Culture: Republic of Macedonia
6 December, 2001


Dust of Milco Manchevski is an impressive work from all points of view. Among the best movies in the last ten years. Extraordinary and rarely complex movie. Work that refuses to fit in the clichés for what has been considered "Balkan" or "European author’s movie" from one hand, and "Hollywood movie" from the other. With its structure and essence Dust marks the birth of something new, managed to articulate the spirit of the new age, long ago before the world to be aware of it. It did that before September 11, when the images of the plains crashing in the World Trade Centre literally shown to us that the world has changed and it is never going to be the same that we knew.

Dust is a movie for a thief, Edge, who in nowadays New York would like to rob the gold of an one hundred years old woman, Angela, who will force him to listen to her story from the beginning of 20th century for the two cowboy brothers, Luke and Elijah, who will fall in love with the same girl, who will be cross to each other, and from American Wild West will come to the Balkan Wild East, among Turkish asker (soldiers) and komiti (Macedonian revolutionary guerrillas).

Dust is not only about two stories in two times and places that are being entwined, this is also a demonstration of the process of creation, of the form of narration, of the movie form as well.
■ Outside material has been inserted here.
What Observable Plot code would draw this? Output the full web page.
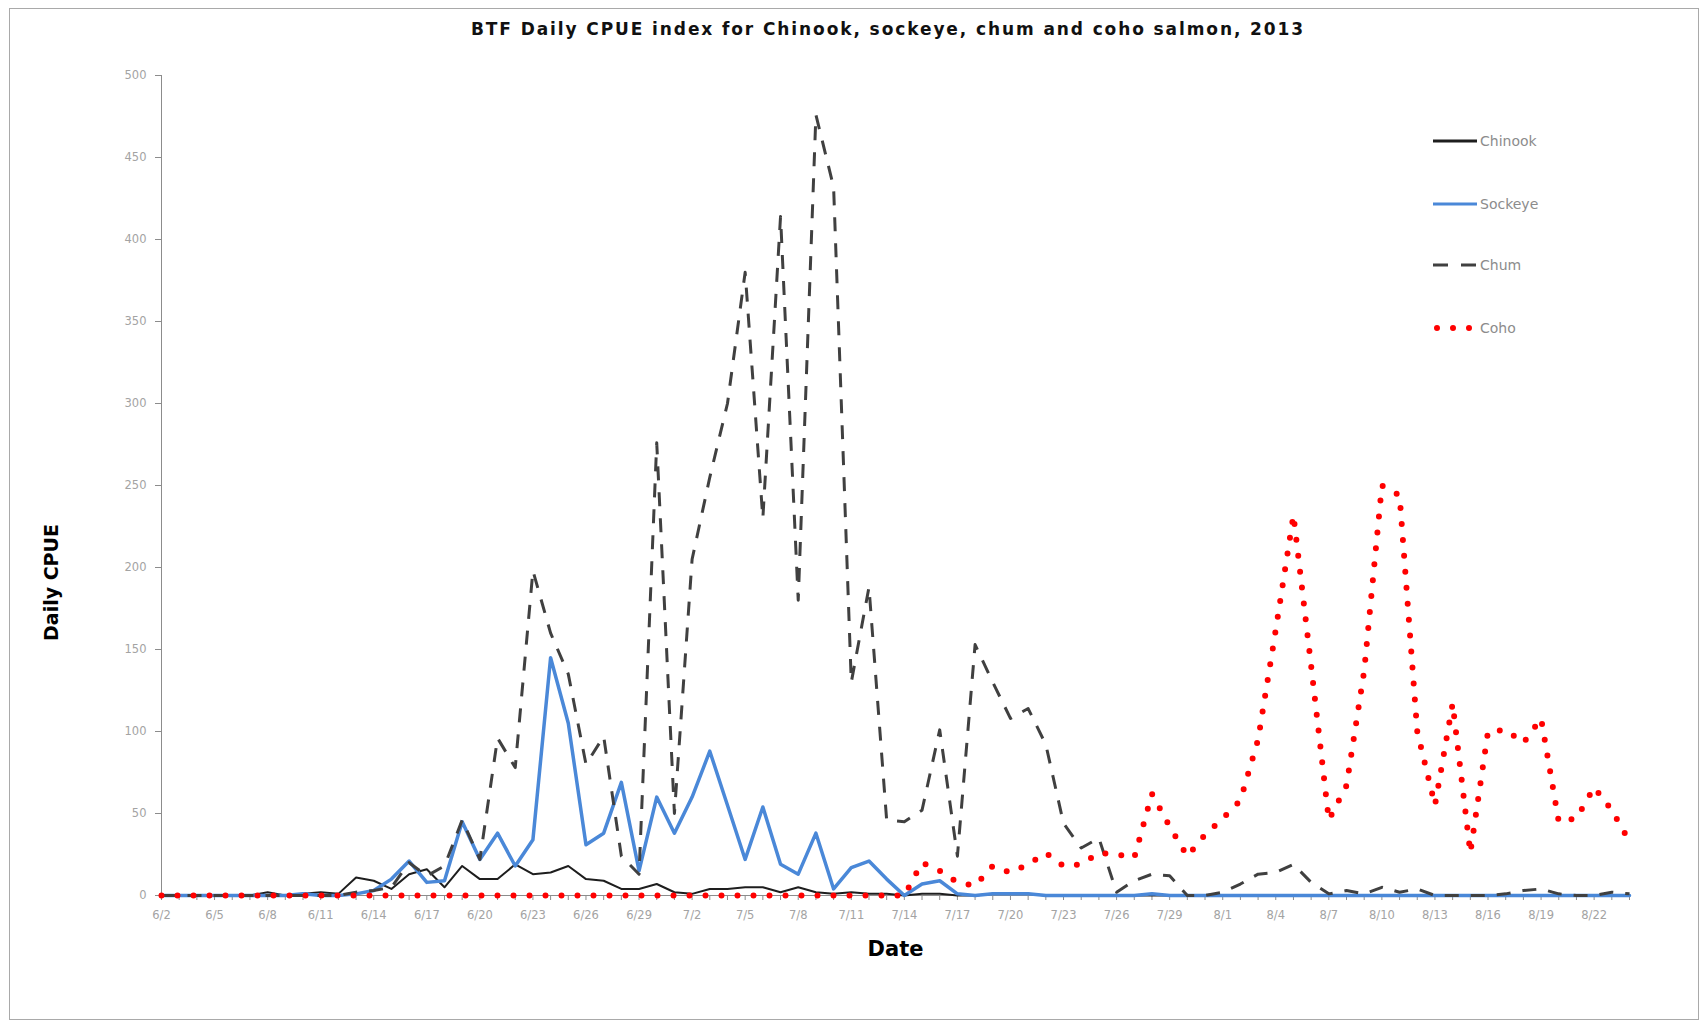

Or, as Venko Andonovski would say, "the movie is an appeal for aesthetic debate, for breaking the clichés". I saw "Dust" several times and I was always being touched to tears on the same spot: the scene when Angela, waking up from the nightmare, would ask herself: "Where does the voice go when you are gone?" I am excited by the issue of deepness, the ultimate and the beauty that it has. It is like haiku.

The movie has the feeling of joy from narrating stories-narrating because the beauty of the act itself, and then because the knowledge that the story brings-that everyone has his own story and could tell it the way he wants. And that the stories are what is being left when only the dust will remain from us. From there, the answer of Angela's question is: when you are gone, the voice does not go anywhere, it stays here, being taken over from another voice, and another, and another... That fact is entirely comforting. It has in itself perfect ontological optimism.

Manchevski manages in a master way to make a balance between what he says and how it say it. The movie simply reflects with perfect self-confidence and assurance of the author, with perfect command of the form, and especially the need to be broken, bent, disperse and to be created again. What is actually the essence of a piece.